The word "impact" should invite more scrutiny. Investors should ask what outcome is being measured, whether the investment makes that outcome more likely, and how the manager reports progress. In listed equity funds, impact claims can be harder to prove because buying shares in the secondary market does not automatically provide new capital to a company.
Why the distinction matters for investors
These terms point to different investment questions. "ESG investing" is often about how environmental, social and governance risks are assessed. "Sustainable investing" is broader and can include climate, nature, social and transition themes. "Impact investing" makes a stronger claim about measurable outcomes. "Ethical investing" is usually values-led, including faith-based and exclusion-based portfolios.

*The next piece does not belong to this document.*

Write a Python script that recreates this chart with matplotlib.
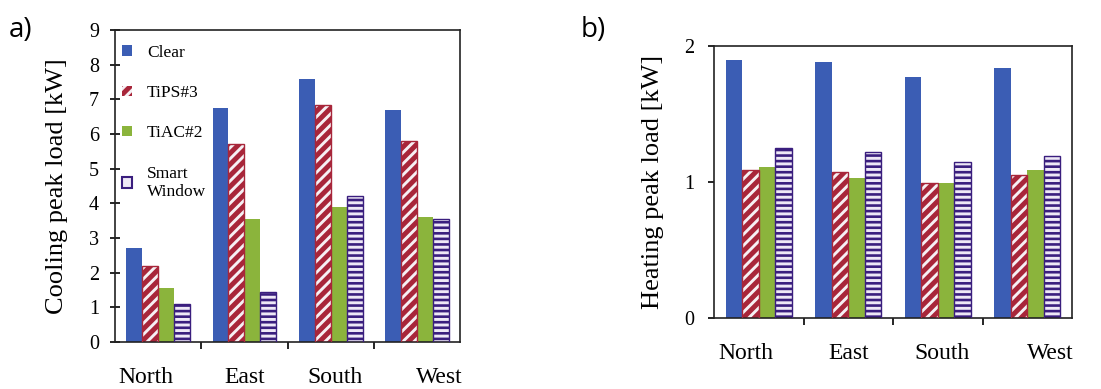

Understanding the difference helps investors compare fund objectives, labels, holdings and evidence more carefully. It also reduces the risk of buying a product because the name sounds sustainable, rather than because the methodology matches the investor's goals.
How to compare products using these terms
Start with the fund objective. Does it say the fund integrates ESG, promotes sustainable characteristics, targets positive impact, or simply excludes certain sectors?
Then review the methodology. Does the product use third-party ESG ratings, proprietary research, carbon intensity thresholds, revenue alignment, exclusions, stewardship, or a mix of these?
Finally, check the evidence. Holdings, disclosures, voting records, impact reports and sustainability labels are more useful than product names. If a fund claims to be sustainable but does not clearly explain how, treat that as a warning sign.
How the terms show up in real products
A broad ESG index fund may look very different from a climate transition fund, even though both appear in sustainable investment searches. The ESG index fund may still be close to the market benchmark, with modest exclusions and scoring tilts. The climate transition fund may make bigger sector bets, own more industrial transition companies, and accept higher tracking difference. An impact fund may be narrower again and should explain measurable outcomes.
This is why investors should avoid treating the terms as a hierarchy. "Impact" is not automatically better than "ESG". "Sustainable" is not automatically cleaner than "ethical". The right question is whether the product's method matches the investor's purpose. A cautious investor seeking broad diversified exposure may need a different product from someone looking for concentrated climate-solutions exposure.
Documents to read before relying on the label
- The fund objective, to see what the manager is actually trying to do.
- The holdings list, to see what the investor really owns.
- The exclusions policy, to understand thresholds and sector treatment.
- The stewardship report, to check whether engagement claims have substance.
- The FCA SDR (Sustainability Disclosure Requirements) disclosure, if the product uses a UK sustainability label.
Related guides
If you want to apply this distinction to live fund research, use the sustainable investment funds guide, the sustainable funds vs ESG funds explainer and the FCA SDR labels guide. If the focus is measurable outcomes, read impact investing vs ESG.
The useful habit is to name the job each product is doing. A fund can be a broad ESG risk screen, a sustainable assets fund, an impact product, a fossil-free portfolio or a thematic climate bet. Those are different jobs, and they deserve different evidence.
FAQ
Can an ESG fund hold fossil fuel companies?
Yes. ESG investing does not always mean fossil-free investing. Some ESG funds use best-in-class scoring, which can allow higher-emitting companies if they score better than sector peers. Investors who want fossil-free exposure should check exclusions and holdings directly.
Is impact investing better than ESG investing?
It is not automatically better. Impact investing makes a stronger claim and therefore needs stronger evidence. ESG investing can still be useful for risk analysis or values alignment, while impact investing should show measurable outcomes and investor contribution.
Which term should a beginner focus on?
Beginners should focus less on the label and more on the product objective, holdings, fees and disclosures. The important question is what the investment actually does, not whether the name says ESG, sustainable, ethical or impact.
Useful source links
- FCA sustainable investment labels and greenwashing guide
- FCA PS23/16 on Sustainability Disclosure Requirements and labels
- FCA good and poor practice for sustainable investment labels
Key takeaway
ESG investing is usually about using sustainability data in investment analysis. Sustainable investing is broader and may target sustainability characteristics. Ethical investing is values-led. Impact investing should involve measurable outcomes. The right product depends on what the investor is trying to achieve, and the label should always be checked against holdings and disclosures.